These docs are for Cribl Stream 4.6 and are no longer actively maintained.
See the latest version (4.13).
About Load Balancing
Cribl Stream will attempt to load-balance outbound data as fairly as possibly across all endpoints. For example, if FQDNs/hostnames are used as the Destination addresses, and each resolves to 5 (unique) IPs, then each Worker Process will have its # of outbound connections = {# of IPs x # of FQDNs} for purposes of the Destination.
Data is sent by all Worker Processes to a randomly selected endpoint, and the amount sent to each connection depends on these parameters:
- Respective destination weight: If a Load Weight is set to
0
, Cribl Stream will not try to connect to that IP (nor to any IPs resolved for that FQDN). When a connection is blocked, Cribl Stream will apply a 10% penalty to the load weight, and will select the connection with the lower adjusted load. - Respective destination historical data: By default, historical data is tracked for 300s. Cribl Stream uses this data to influence the traffic sent to each destination, to ensure that differences decay over time, and that total ratios converge towards configured weights.
On Destinations that support load balancing, Cribl recommends enabling the feature, even if you only have one hostname – because this hostname can expand to multiple IPs. If you must disable load balancing, then to ensure robust connections, enable the alternative Advanced Settings > Round-robin DNS option. This will allow Cribl Stream to follow the DNS host’s IP rotation, preventing connection pinning.
Example
Suppose we have two connections, A and B, each with weight of 1
(i.e., they are configured to receive equal amounts of data).

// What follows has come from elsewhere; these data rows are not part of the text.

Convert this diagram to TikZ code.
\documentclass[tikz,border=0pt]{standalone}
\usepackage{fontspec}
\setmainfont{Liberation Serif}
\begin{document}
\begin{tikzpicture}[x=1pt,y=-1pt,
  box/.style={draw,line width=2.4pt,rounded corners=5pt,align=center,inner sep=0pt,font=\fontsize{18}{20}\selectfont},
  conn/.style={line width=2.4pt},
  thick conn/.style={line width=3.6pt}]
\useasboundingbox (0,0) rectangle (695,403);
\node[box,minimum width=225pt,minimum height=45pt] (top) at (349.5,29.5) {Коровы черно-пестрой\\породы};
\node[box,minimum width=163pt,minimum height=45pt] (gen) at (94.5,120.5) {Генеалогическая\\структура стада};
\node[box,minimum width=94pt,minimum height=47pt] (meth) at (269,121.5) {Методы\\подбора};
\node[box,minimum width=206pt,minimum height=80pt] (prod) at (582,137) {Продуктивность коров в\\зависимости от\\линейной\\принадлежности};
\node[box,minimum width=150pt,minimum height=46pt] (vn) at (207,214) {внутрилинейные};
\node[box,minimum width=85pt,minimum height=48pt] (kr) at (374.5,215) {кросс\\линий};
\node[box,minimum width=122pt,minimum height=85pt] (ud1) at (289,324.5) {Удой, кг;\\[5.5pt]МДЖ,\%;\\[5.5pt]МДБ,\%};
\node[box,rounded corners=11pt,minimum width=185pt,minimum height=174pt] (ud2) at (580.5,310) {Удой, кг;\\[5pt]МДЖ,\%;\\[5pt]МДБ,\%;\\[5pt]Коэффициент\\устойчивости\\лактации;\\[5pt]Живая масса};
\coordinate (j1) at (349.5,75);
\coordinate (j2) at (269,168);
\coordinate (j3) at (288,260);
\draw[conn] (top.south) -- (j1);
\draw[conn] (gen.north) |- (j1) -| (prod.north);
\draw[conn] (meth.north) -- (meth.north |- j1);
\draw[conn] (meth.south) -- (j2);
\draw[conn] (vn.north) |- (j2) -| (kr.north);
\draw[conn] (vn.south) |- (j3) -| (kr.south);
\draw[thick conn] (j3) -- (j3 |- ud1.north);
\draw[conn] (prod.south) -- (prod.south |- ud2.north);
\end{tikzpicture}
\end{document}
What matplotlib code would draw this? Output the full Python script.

Suppose further that the load-balance stats period is set at the default 300s
and – to make things easy – for each period, there are 200 events of equal size (Bytes) that need to be balanced.
Interval | Time Range | Events to be dispensed |
---|---|---|
1 | time=0s —> time=300s | 200 |
Both A and B start this interval with 0 historical stats each.
Let’s assume that, due to various circumstances, 200 events are “balanced” as follows:
A = 120 events
and B = 80 events
– a difference of 40 events and a ratio of 1.5:1.
Interval | Time Range | Events to be dispensed |
---|---|---|
2 | time=300s —> time=600s | 200 |
At the beginning of interval 2, the load-balancing algorithm will look back to the previous interval stats and carry half of the receiving stats forward. I.e., connection A will start the interval with 60 and connection B with 40. To determine how many events A and B will receive during this next interval, Cribl Stream will use their weights and their stats as follows:
Total number of events: events to be dispensed + stats carried forward = 200 + 60 + 40 = 300
.
Number of events per each destination (weighed): 300/2 = 150
(they’re equal, due to equal weight).
Number of events to send to each destination A: 150 - 60 = 90
and B: 150 - 40 = 110
.
Totals at end of interval 2: A=120+90=210
, B=80+110=190
, a difference of 20 events and a ratio of 1.1:1.
Over the subsequent intervals, the difference becomes exponentially less pronounced, and eventually insignificant. Thus, the load gets balanced fairly.
If a request fails, Cribl Stream will resend the data to a different endpoint. Cribl Stream will block only if all endpoints are experiencing problems.